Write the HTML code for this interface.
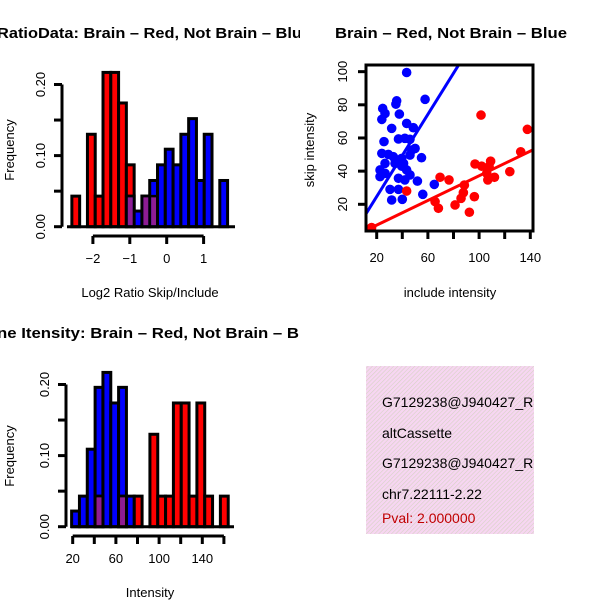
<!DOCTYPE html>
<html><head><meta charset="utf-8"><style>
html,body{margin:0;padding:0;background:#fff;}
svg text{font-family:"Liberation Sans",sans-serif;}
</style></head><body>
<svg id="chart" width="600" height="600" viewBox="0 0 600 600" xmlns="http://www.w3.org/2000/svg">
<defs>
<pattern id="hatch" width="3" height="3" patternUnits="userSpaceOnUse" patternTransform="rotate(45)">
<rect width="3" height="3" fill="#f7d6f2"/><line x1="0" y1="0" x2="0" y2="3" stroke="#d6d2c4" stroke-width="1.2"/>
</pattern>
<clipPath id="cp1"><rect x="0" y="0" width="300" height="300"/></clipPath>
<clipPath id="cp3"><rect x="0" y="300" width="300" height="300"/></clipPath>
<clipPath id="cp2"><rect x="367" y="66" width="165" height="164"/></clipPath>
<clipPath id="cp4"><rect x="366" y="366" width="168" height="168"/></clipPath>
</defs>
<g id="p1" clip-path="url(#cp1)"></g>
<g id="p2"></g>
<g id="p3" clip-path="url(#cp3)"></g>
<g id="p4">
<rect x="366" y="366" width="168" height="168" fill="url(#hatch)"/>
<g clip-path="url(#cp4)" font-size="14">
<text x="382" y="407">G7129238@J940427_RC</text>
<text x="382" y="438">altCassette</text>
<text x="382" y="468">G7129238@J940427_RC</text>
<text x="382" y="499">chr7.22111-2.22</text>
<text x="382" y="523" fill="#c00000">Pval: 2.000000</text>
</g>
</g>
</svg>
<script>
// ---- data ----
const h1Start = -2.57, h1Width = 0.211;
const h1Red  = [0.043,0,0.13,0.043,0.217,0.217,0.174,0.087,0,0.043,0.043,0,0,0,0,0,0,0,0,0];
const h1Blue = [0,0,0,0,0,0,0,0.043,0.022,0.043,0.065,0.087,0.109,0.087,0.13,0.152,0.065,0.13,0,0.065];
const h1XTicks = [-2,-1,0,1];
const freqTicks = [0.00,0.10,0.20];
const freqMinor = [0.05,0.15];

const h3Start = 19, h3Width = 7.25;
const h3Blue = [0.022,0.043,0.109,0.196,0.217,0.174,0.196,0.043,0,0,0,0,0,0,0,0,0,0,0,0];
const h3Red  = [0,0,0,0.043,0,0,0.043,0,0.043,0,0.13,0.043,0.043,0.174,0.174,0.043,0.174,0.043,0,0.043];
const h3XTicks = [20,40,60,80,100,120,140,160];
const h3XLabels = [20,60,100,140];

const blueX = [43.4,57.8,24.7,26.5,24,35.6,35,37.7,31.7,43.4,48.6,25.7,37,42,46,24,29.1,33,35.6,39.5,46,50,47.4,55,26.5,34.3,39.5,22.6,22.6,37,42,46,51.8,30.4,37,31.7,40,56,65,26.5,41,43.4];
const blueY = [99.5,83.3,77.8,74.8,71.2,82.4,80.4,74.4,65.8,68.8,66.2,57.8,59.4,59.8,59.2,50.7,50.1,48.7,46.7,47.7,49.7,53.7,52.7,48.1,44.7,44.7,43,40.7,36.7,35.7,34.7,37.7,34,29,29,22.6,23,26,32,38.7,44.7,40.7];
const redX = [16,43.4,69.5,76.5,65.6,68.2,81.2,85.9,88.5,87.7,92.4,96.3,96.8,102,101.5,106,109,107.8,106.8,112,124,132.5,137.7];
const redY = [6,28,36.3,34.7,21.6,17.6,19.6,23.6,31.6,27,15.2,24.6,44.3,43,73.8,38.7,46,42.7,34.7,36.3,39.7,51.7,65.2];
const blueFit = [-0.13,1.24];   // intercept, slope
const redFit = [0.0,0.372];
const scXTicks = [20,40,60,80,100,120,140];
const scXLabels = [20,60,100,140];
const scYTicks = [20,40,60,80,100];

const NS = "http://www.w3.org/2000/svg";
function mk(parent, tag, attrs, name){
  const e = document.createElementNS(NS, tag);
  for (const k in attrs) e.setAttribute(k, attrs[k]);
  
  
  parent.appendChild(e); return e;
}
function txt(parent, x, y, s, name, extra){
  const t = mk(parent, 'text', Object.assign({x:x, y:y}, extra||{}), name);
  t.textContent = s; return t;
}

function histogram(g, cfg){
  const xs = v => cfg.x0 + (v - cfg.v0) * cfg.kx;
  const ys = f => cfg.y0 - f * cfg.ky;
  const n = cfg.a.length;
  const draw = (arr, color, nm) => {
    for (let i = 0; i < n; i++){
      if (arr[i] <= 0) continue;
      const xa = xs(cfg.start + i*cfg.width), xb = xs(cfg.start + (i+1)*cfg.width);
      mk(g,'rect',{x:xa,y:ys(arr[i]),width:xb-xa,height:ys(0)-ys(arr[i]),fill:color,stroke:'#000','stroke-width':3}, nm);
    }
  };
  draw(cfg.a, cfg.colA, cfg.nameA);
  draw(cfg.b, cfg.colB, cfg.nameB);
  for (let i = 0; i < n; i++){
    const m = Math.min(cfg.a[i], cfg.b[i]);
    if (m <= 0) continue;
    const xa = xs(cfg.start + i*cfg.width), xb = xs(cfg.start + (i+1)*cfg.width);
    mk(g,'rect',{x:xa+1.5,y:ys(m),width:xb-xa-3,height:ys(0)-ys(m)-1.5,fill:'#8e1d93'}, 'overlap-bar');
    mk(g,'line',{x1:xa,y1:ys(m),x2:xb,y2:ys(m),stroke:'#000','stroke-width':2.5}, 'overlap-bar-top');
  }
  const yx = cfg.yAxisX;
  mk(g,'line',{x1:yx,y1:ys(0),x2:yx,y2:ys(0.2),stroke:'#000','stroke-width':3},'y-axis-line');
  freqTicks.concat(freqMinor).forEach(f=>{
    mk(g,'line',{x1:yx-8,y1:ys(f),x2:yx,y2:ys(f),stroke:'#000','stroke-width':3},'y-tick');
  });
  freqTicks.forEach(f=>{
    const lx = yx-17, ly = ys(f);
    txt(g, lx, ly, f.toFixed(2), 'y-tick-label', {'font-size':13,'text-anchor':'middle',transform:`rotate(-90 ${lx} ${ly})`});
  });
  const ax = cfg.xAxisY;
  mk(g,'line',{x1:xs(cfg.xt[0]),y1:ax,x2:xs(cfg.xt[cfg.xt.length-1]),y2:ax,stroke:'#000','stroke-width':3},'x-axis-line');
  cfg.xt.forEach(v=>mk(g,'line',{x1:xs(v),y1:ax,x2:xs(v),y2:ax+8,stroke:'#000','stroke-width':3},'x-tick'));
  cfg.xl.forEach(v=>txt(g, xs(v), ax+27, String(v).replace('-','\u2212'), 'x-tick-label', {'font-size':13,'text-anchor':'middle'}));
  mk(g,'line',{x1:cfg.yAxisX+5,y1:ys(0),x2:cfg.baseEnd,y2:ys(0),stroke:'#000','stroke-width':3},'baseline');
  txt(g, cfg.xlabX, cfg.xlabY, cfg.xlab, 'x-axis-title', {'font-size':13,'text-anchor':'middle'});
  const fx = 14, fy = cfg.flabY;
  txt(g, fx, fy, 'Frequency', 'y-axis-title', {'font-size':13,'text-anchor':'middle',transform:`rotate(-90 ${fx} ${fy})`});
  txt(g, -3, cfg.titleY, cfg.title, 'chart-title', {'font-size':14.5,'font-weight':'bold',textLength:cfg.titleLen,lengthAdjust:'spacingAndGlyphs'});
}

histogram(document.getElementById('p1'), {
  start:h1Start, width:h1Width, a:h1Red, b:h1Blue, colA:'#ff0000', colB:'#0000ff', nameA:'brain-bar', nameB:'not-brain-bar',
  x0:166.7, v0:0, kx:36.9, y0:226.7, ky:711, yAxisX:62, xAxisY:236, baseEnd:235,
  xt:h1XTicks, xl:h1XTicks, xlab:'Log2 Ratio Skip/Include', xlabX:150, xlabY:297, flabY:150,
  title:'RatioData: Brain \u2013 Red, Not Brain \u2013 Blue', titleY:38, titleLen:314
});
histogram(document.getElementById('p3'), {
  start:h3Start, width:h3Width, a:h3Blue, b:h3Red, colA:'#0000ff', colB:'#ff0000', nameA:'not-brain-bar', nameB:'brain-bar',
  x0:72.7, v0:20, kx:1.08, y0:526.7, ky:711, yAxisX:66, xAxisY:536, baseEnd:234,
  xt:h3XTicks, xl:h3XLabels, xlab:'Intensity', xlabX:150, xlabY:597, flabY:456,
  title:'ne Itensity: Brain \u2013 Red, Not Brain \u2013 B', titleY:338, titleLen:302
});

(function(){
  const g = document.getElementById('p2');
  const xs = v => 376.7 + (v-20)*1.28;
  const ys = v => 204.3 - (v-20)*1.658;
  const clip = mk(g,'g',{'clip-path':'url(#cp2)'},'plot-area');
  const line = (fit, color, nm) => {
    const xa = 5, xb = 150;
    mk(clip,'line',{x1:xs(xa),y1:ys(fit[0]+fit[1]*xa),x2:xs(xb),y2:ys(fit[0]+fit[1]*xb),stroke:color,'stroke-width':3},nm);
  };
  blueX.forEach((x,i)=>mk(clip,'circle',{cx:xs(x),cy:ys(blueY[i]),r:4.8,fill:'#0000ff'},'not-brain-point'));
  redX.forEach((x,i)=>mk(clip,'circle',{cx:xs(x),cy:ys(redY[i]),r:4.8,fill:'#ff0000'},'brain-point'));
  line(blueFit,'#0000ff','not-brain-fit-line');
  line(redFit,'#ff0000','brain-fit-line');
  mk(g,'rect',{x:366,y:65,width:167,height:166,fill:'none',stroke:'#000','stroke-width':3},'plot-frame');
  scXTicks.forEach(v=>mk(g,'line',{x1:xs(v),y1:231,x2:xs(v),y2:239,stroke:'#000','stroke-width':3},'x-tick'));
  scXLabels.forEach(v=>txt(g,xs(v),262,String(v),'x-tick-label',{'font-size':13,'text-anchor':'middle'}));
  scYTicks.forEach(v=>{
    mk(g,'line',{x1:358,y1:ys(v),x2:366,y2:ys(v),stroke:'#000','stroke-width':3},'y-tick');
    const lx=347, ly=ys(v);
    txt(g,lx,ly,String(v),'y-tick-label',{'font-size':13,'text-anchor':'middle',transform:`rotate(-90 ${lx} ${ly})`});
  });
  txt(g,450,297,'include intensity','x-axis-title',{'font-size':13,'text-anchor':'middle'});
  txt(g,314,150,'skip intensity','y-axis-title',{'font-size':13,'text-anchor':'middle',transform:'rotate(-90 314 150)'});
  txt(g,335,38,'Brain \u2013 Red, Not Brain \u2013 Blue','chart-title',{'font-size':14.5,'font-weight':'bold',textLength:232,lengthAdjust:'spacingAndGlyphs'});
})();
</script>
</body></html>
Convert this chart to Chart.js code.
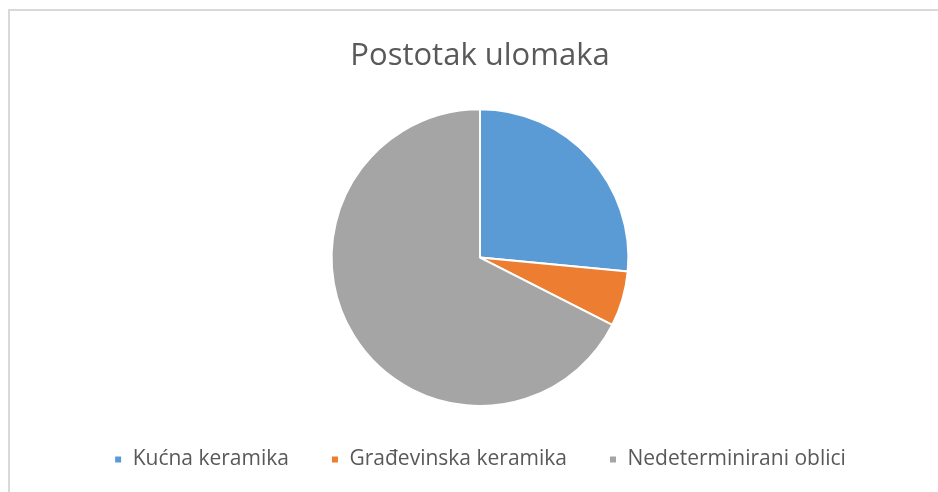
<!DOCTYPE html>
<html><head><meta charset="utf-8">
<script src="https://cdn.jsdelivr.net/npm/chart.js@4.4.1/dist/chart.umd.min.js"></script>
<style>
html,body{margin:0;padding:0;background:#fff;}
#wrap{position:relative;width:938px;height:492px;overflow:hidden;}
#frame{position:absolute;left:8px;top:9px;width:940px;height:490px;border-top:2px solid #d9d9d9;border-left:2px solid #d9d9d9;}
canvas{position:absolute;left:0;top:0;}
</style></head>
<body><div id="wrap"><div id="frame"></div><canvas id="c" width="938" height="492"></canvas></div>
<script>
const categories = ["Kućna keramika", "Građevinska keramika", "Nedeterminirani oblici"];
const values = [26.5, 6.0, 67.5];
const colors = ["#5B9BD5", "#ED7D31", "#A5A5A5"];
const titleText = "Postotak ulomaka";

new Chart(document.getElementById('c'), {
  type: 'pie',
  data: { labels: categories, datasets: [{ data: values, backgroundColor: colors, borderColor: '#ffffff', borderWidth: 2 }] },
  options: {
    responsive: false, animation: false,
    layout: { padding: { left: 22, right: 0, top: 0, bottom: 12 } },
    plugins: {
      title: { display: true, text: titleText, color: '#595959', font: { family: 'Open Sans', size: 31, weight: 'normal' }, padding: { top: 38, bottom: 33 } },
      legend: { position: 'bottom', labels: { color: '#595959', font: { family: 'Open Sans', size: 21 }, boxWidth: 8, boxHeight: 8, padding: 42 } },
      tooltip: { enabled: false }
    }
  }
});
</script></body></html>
------------------------------------------------
## Directions for this task:
Every line in the data that holds "code" should be copied out.

## Result for this task:
Write the HTML code for this interface.
Convert this chart to Chart.js code.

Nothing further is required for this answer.